Saturday, December 3, 2016

For the Very First Time

So, on Thursday night Drummer Boy and I saw Eric Idle and John Cleeese's two-man show. I intended to write about the experience on Friday, except that my mom was admitted to the hospital with arrythmia, and that kind of became my focus for the last 24 hours.

As it does.
Twenty-four hours and lots of anxiety later, Mom remains in the hospital but apparently is going to be fine. Don't let anyone tell you differently, it sucks when your parents get old. It's awesome when your parents live long enough to be old, but it still sucks when your parents get old.

Yeah. Anyway.

On Thursday, Drummer Boy and I had pretty great tickets to see "John Cleese & Eric Idle: Together Again at Last...for the Very First Time" at the beautiful Majestic Theater in downtown Dallas. Because I decided there was no way we were going to miss our absolutely probably last time to ever see two members of Monty Python performing live ever.

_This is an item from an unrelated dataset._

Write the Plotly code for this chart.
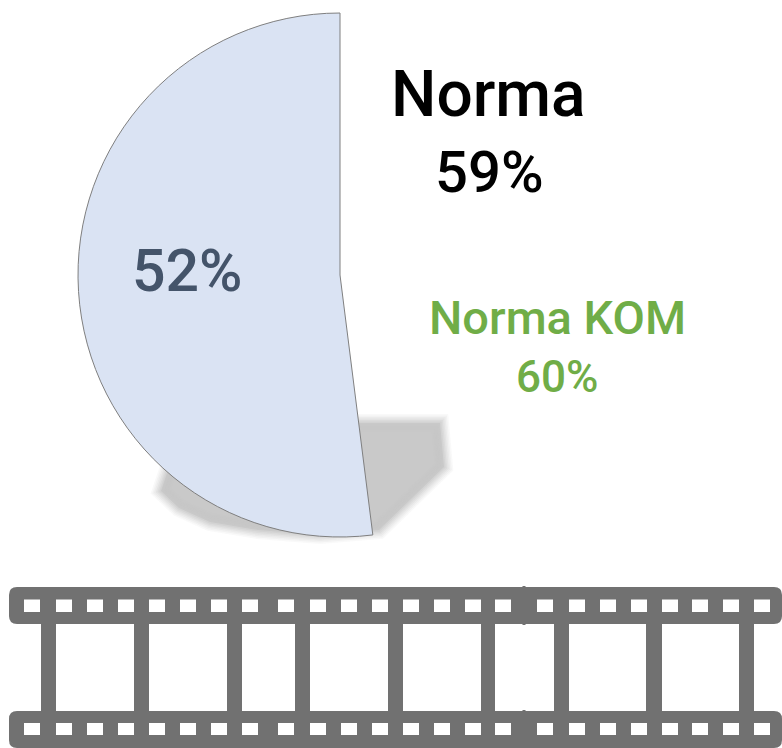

It cost a crap-ton of money, you guys.

And was totally worth it.

Totally. Although it still sucks when
your parents get old.

I love Monty Python. Together, as individuals, I adore them. You know that.

I don't know if I've ever stated here that ever since high school, I've had a huge crush on Eric Idle. I have. And at age 48, I finally had a chance to see my crush live, in person, on stage, in all his elderly English comic glory.

Dream come true. Fucking totally.

As I write this, Cleese & Idle are finishing up the final show of their tour in New Orleans. So if you didn't catch it, screw you forever, it's over.

Quote unquote.
It was a phenomenal show. It was...I don't know, epic, amazing, iconic? It was.

Let me attempt to sum it up in one moment.

In 1984, Monty Python's final film The Meaning of Life screened in Dallas. It was at either the Granada or the Inwood, I don't quite recall (Bestest Friend, who saw it with me, might remember the exact venue).

In any event, we were both in the first blush of Python fanaticism, having been introduced to MP within the last 1-2 years. The chance to see a Python film in its final art-theatre run was a pretty damn Big Deal.

It was genius, you guys.

I have to say that teenage me blushed at "Every Sperm Is Sacred," not to mention the sex education scene. I was young and Catholic, and I couldn't quite believe John Cleese was fucking Connie Booth in the middle of a boys' lesson onscreen.

Reagan was President, and sex was EVIL. Just saying.

This was AMERICA, however.
But then...Eric sang "The Universe Song." I adored it. I adored him. I committed every complex numerical lyric of that song to memory and can sing it to this day. And I adore Eric Idle: for Sir Robin in Monty Python and the Holy Grail, for mastermding "The Rutles," and above all for "The Universe Song."

Above all, you guys.
You have to understand that on Thursday night, Eric Idle sang "The Universe Song" to me.


I don't give a shit that there were 1,700 other people in attendance at the Majestic that night.

Eric Idle sang "The Universe Song" to ME.

I will never forget that. He stood onstage, and without even realizing I was there in Row N. Seat 6, he sang his most wondrous composition to me.

Thank you, Eric, thank you.

I'm sure that you'll go back to England and your life of comfort and leisure, and for the rest of your life you'll bask in the knowledge that your fans love and appreciate you.

And that's perfectly OK.

But this fan, here in Dallas - the one with her pathetic little blog who bought tickets for herself and her soulmate - well, we want to thank you and Mr. Cleese for visiting us and making us laugh.

All four of us might die happy that we shared those few hours together.

Life is quite absurd.

And I'm good with that.

THANK YOU, Mssers. Idle and Cleese.


1 comment:

  1. Because my earliest Python memory is a sketch about a man with three buttocks I first heard the phrase "And now for something completely different" from Eric Idle, but it was in either that same episode or another I saw around the same time where I saw "Story Time" for the first time.
    You know the one I mean. And if you don't this should jog your memory: "Old Nick the sea captain was a rough, tough, jolly sort of fellow. He loved the life of the sea, and he loved to hang out down by the pier where the men dressed as ladies."
    It took me a long time to appreciate that it wasn't just the joke itself. It was the way Eric Idle, so young, so earnest, so seemingly innocent, performed it.
    Yeah, I know he only seemed that innocent, and all these years later there's still something childlike about him.